Benefits of Low Down Payment Jumbo Mortgages
Contrary to popular belief, you don’t need a 20% down payment to secure a Jumbo loan. Various lenders now offer low down payment options up to 95% financing, making it easier for homebuyers to step into the high-end property market.
Benefits of Low Down Payment Jumbo Loans:
- Increased Affordability:
- With down payments as low as 5% or 10%, you can keep more of your savings intact.
- This makes high-value homes more accessible to a broader range of buyers.
- Flexible Investment:
- Lower down payments allow you to allocate funds to other investments or home improvements.
- Maintaining liquidity can be crucial for financial stability and future opportunities.
- Competitive Interest Rates:
- Contrary to what you might expect, some lenders offer competitive interest rates for low down payment options.
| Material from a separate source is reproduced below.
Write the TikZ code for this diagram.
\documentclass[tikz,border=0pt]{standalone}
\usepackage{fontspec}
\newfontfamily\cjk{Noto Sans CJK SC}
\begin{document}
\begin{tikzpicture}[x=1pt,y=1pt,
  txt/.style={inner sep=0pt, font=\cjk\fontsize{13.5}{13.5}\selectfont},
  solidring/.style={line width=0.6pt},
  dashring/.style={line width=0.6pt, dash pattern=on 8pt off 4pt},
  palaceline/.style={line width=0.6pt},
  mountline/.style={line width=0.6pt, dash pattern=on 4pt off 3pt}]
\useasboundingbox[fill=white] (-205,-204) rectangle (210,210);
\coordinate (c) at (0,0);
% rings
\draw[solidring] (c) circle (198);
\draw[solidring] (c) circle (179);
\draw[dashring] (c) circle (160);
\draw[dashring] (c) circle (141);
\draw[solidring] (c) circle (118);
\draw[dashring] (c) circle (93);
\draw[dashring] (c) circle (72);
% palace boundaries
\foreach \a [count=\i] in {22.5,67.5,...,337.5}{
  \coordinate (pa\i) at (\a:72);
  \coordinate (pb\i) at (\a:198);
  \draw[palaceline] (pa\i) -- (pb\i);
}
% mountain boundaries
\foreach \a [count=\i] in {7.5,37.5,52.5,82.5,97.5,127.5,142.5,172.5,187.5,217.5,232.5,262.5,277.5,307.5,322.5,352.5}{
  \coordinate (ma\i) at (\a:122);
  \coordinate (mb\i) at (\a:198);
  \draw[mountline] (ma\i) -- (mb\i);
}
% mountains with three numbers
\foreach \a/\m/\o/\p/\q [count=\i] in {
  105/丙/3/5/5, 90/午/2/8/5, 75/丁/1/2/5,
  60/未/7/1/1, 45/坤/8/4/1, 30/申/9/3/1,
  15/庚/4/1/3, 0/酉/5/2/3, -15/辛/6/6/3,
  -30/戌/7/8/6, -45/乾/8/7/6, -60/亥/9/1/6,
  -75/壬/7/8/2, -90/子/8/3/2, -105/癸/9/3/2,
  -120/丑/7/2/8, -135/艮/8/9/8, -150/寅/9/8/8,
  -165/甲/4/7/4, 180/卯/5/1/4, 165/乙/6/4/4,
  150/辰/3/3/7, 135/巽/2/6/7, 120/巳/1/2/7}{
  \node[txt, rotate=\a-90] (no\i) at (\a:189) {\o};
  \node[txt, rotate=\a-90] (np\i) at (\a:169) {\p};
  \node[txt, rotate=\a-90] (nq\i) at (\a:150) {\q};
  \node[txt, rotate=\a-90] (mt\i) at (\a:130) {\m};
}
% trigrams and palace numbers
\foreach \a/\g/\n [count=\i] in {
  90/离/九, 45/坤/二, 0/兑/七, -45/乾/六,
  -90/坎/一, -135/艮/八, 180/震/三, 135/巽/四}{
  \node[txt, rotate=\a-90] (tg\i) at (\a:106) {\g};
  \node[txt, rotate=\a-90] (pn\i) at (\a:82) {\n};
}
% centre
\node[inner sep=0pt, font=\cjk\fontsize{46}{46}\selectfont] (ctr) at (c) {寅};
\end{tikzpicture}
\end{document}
Combo loan options are often available to further increase affordability
- This makes homeownership more affordable, both upfront and over the life of the loan.
- Quick Equity Build-Up:
- With a smaller down payment, you can quickly gain equity in a rising housing market.
- The faster you build equity, the sooner you can potentially refinance to even better loan terms.
Combo Loan Options to Avoid PMI
Private Mortgage Insurance (PMI) can be a significant additional cost for homebuyers with less than a 20% down payment. However, combo loan options, also known as piggyback loans, can help you avoid this expense.
What are Combo Loans?
Combo loans combine two loans to cover the home purchase price, often structured as an 80/10/10 loan:
- First Mortgage (80%):
- Covers 80% of the home’s purchase price.
- Second Mortgage (10%):
- Covers an additional 10%, often in the form of a home equity line of credit (HELOC).
- Down Payment (10%):
- You provide a 10% down payment, thus avoiding PMI.
Benefits of Combo Loans:
- No PMI Requirement:
- By keeping the first mortgage at 80% of the home’s value, you avoid the need for PMI.
- This can result in significant monthly savings.
- Potential Tax Benefits:
- The interest paid on the second mortgage may be tax-deductible, offering some financial relief.
- Always consult with a tax advisor to understand your specific situation.
- Flexibility in Financing:
- Combo loans provide flexibility in structuring your mortgage, fitting various financial scenarios.
- This can be particularly beneficial for those with irregular income or other financial commitments.
How to Qualify for a Jumbo Loan in Montana
Given their larger loan amounts, qualifying for a Jumbo loan can be more complex than for conventional loans. Here’s a step-by-step guide to help you through the process:
Step 1: Check Your Credit Score
Lenders typically require a higher credit score for Jumbo loans, often 680 or above. Before applying, check your credit score and take steps to improve it if necessary.
Step 2: Gather Financial Documentation
Be prepared to provide comprehensive financial documentation, including:
- Recent pay stubs
- Tax returns for the past two years
- Bank statements
- Documentation of other assets and liabilities
Step 3: Calculate Your Debt-to-Income Ratio (DTI)
Lenders look for a lower DTI ratio, typically below 45%. Calculate your DTI and take steps to reduce debt if needed.
Step 4: Save for the Down Payment
Even with low down payment options, saving for a 5% to 10% down payment on a high-value home can still be substantial. Plan your savings strategy accordingly.
Step 5: Get Pre-Approved
Pre-approval gives you a clear understanding of how much you can borrow and shows sellers that you are a serious buyer. Start the pre-approval process early to streamline your home search.
Step 6: Choose the Right Lender
Not all lenders offer Jumbo loans, especially with low down payment options. So it’s important to research and choose a lender experienced in Jumbo financing and ask about their specific requirements and offerings.
Jumbo loans open up a world of possibilities for in Montana, particularly when paired with low down payment options and combo loans to avoid PMI. With careful planning and the right financial strategy, you can secure the home of your dreams without overextending yourself financially.